# Subgroups-Stuck on a question

1. Sep 18, 2005

### hgj

Here's the question:

Prove that a nonempty subset H of a group G is a subgroup if for all x and y in H, the element xy^(-1) is also in H.

We have a theorem that says if G is a group and H is a nonempty subset of G, then H is a subgroup of G iff:
(1) H is closed
(2) if h is in H, then the inverse of h in G lies in H.

I know I need to use this theorem, and I have two ideas about how to go about it:
First, I think if I can prove y^(-1) is in H, then the two parts of the theorem follow from that. Unfortunately, I can't figure out how to do this.
My second thought is to prove the two parts separately. If I do this, my proof for closure is:
Assume xy is not in H. Then x is not in H or y is not in H. But this is a contradiction, so xy must be in H. Then closure is satisfied.
After this, though, I get stuck again when I try to prove part (2) about the inverse.

2. Sep 18, 2005

### AKG

If for all x and y in H, xy-1 is also in H, then what happens if x = y? Using that, you will have determined the existence of another special element in H. Using that element and the knowledge that xy-1 is in H for every x, y in H, what more can you prove?
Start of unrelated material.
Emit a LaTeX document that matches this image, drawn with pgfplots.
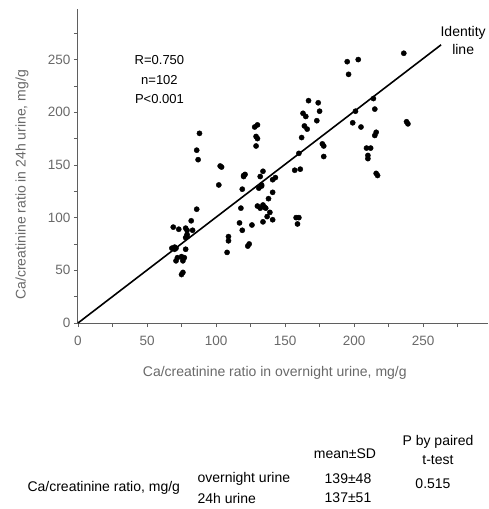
\documentclass[border=0pt]{standalone}
\usepackage{pgfplots}
\pgfplotsset{compat=1.18}
\usepackage{fontspec}
\setmainfont{Liberation Sans}
\definecolor{axgray}{RGB}{95,95,95}
\definecolor{labgray}{RGB}{105,105,105}
\begin{document}
\begin{tikzpicture}
\useasboundingbox (-78pt,-186pt) rectangle (410pt,323pt);
\begin{axis}[
  at={(0pt,0pt)}, anchor=south west,
  scale only axis, width=410pt, height=314pt,
  xmin=0, xmax=297, ymin=0, ymax=298,
  axis lines=left, axis line style={axgray, line width=1pt, -},
  xtick={0,50,...,250}, ytick={0,50,...,250},
  minor xtick={25,75,...,275}, minor ytick={25,75,...,275},
  tick align=outside, major tick length=4pt, minor tick length=4pt,
  tick style={axgray, line width=0.8pt},
  ticklabel style={font=\fontsize{13.5}{15}\selectfont, text=labgray},
  xticklabel style={yshift=-6pt},
  /pgf/number format/assume math mode=true,
  xlabel={Ca/creatinine ratio in overnight urine, mg/g},
  ylabel={Ca/creatinine ratio in 24h urine, mg/g},
  label style={font=\fontsize{14}{16}\selectfont, text=labgray},
  xlabel style={at={(axis description cs:0.48,0)}, anchor=north, yshift=-40pt},
  ylabel style={at={(axis description cs:0,0.44)}, anchor=south, yshift=46pt},
  clip=false,
]
\addplot[only marks, mark=*, mark size=2.6pt, black] coordinates {
(69,91) (73,89) (88,180) (86,164) (87,155) (86,108) (82,97) (78,90) (79,88) (83,88)
(79,82) (78,81) (68,71) (70,72) (71,71) (78,70) (72,62) (75,63) (77,62) (76,59)
(71,59) (75,46) (76,48) (70,70) (76,61) (79,84)
(103,149) (104,148) (102,131) (120,139) (121,141) (119,127) (118,109) (117,95) (119,88) (109,82)
(109,78) (108,67) (123,73) (124,75) (126,93) (120,140)
(132,139) (134,144) (131,128) (133,130) (141,136) (143,138) (141,124) (138,118) (130,111) (132,109)
(134,112) (136,109) (139,105) (137,101) (141,98) (134,96) (133,131) (135,110)
(157,145) (161,146) (158,100) (160,100) (159,94)
(216,142) (217,140) (210,159) (210,156) (209,166) (212,166) (216,181) (215,178) (199,190) (205,186)
(201,201) (214,213) (215,203) (238,191) (239,189) (236,256) (195,248) (203,250) (196,236)
(167,211) (174,209) (175,201) (163,199) (165,196) (173,192) (164,187) (166,184) (162,176) (177,170)
(178,168) (178,158) (160,161) (128,186) (130,188) (129,177) (130,175) (129,168)
};
\addplot[black, line width=1.6pt] coordinates {(0,0) (263,264)};
\node[align=center, font=\fontsize{13}{19.5}\selectfont] at (axis cs:59,231) {R=0.750\\n=102\\P<0.001};
\node[align=center, font=\fontsize{14}{18}\selectfont] at (axis cs:279,268) {Identity\\line};
\end{axis}
\begin{scope}[every node/.style={font=\fontsize{14}{19}\selectfont}]
\node[anchor=west] at (-54pt,-165pt) {Ca/creatinine ratio, mg/g};
\node[anchor=west] at (116pt,-156pt) {overnight urine};
\node[anchor=west] at (116pt,-175pt) {24h urine};
\node at (267pt,-131pt) {mean±SD};
\node[align=center] at (360pt,-127pt) {P by paired\\t-test};
\node at (270pt,-156pt) {139±48};
\node at (270pt,-175pt) {137±51};
\node at (355pt,-161pt) {0.515};
\end{scope}
\end{tikzpicture}
\end{document}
For closure, you want to prove that for all x in H, if y is in H then so is xy. If you have proven that (if y is in H then so is y-1) and you use the given fact (if x and y are in H, so is xy-1) then you can prove that xy is in H because it is true so long as:

x(y-1)-1 is in H which is true using the given assumption if
x is in H and y-1 is in H. The first is true by assumption, and the second is true because a) y is in H and b) you should have proved inverses are in H.